A common issue with crypto marketing is the promotion of get-rich-quick schemes. Crypto projects often emphasize the potential for massive returns in a short amount of time, which can lead people to make decisions based on fear of missing out (FOMO) rather than sound financial analysis.

While some early adopters of cryptocurrencies such as Bitcoin and Ethereum have seen substantial gains, these success stories are often cherry-picked to fuel the narrative of "easy wealth." This approach can create unrealistic expectations, leading investors to take excessive risks in pursuit of quick profits. Unfortunately, most investors who follow this path are more likely to lose money than to strike it rich.

6. Lack of Consumer Education

Another significant risk of crypto marketing is the lack of education for consumers. Cryptocurrencies and blockchain technology can be complex, and marketing campaigns rarely provide the necessary information to help consumers make informed decisions.

Many people who enter the crypto market are motivated by the promise of easy money, but they often lack the understanding of how these digital currencies work, the risks involved, or the long-term viability of the projects they are investing in. This lack of education can lead to poor investment choices, which might be exacerbated by the hype-driven nature of crypto marketing.

7. Potential for Market Manipulation

Crypto marketing also opens the door for market manipulation. Marketing efforts can sometimes be used as a tool for manipulating market sentiment, which can result in erratic price swings. A coordinated marketing push can artificially inflate the value of a particular cryptocurrency, while a targeted negative marketing campaign can result in a sharp price decline.

Such manipulation creates instability in the market, which affects not only investors but also the long-term credibility of the crypto industry as a whole.
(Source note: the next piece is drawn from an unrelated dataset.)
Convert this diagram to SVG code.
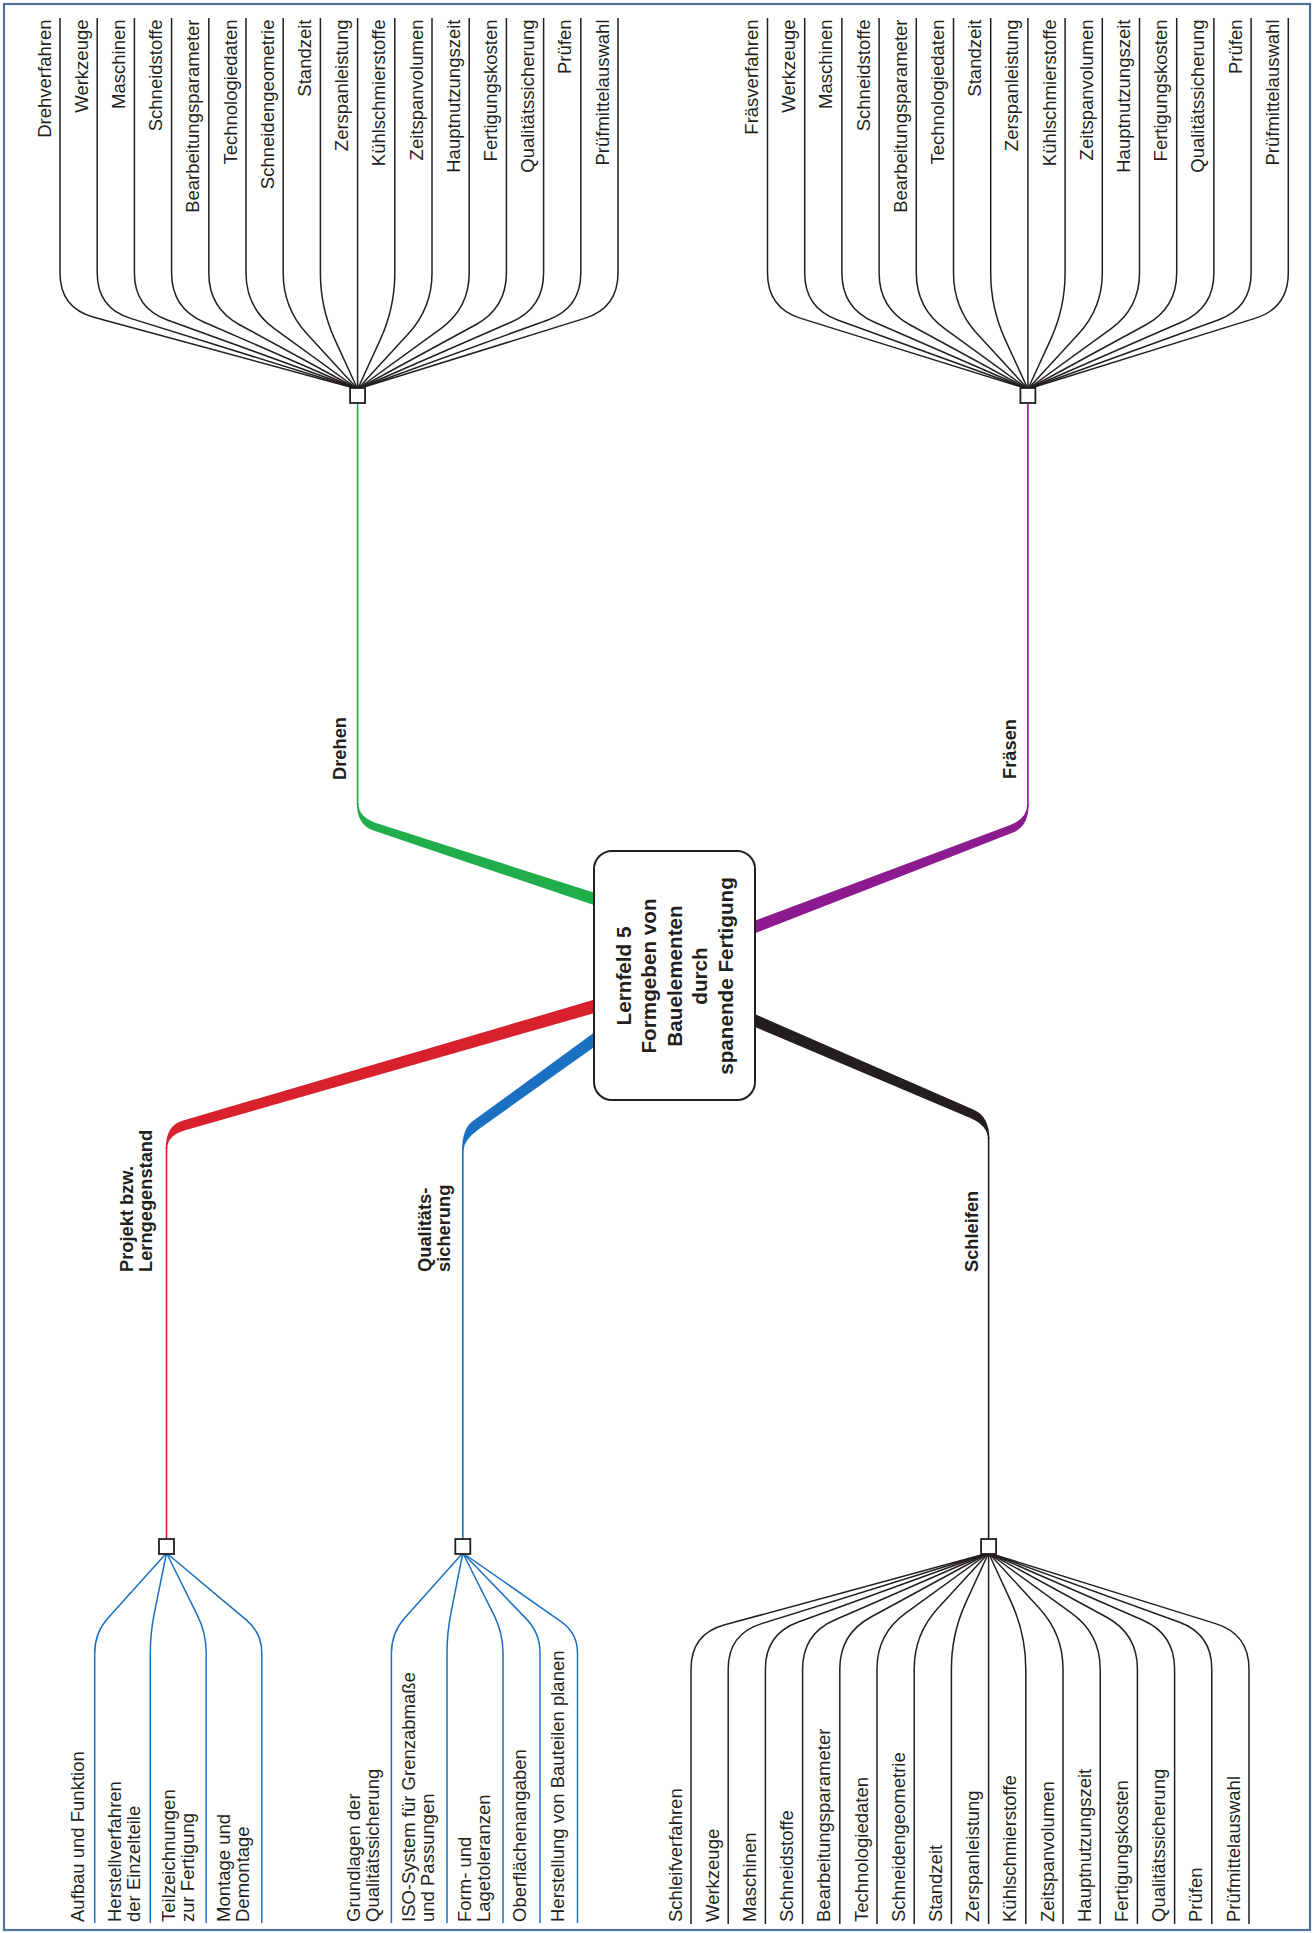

In many cases, it becomes difficult to discern which projects are legitimate and which are simply designed to manipulate investors for the benefit of a few.

Conclusion: Proceed with Caution

Crypto marketing, while effective in raising awareness and driving investment, presents numerous risks to investors and the broader market. From lack of regulation and fraudulent practices to influencer endorsements and unrealistic promises, the world of crypto marketing is often a minefield for those who aren't well-prepared.

Consumers should approach crypto marketing campaigns with caution, always conducting thorough research and avoiding decisions based solely on hype. As for regulators, creating and enforcing clearer guidelines around crypto marketing is essential to protect investors from exploitation and ensure that the cryptocurrency market can mature into a safe and transparent space.

Ultimately, while crypto marketing has the potential to bring attention and growth to the industry, it’s crucial for both marketers and consumers to recognize and manage the risks involved to avoid falling victim to deceptive practices.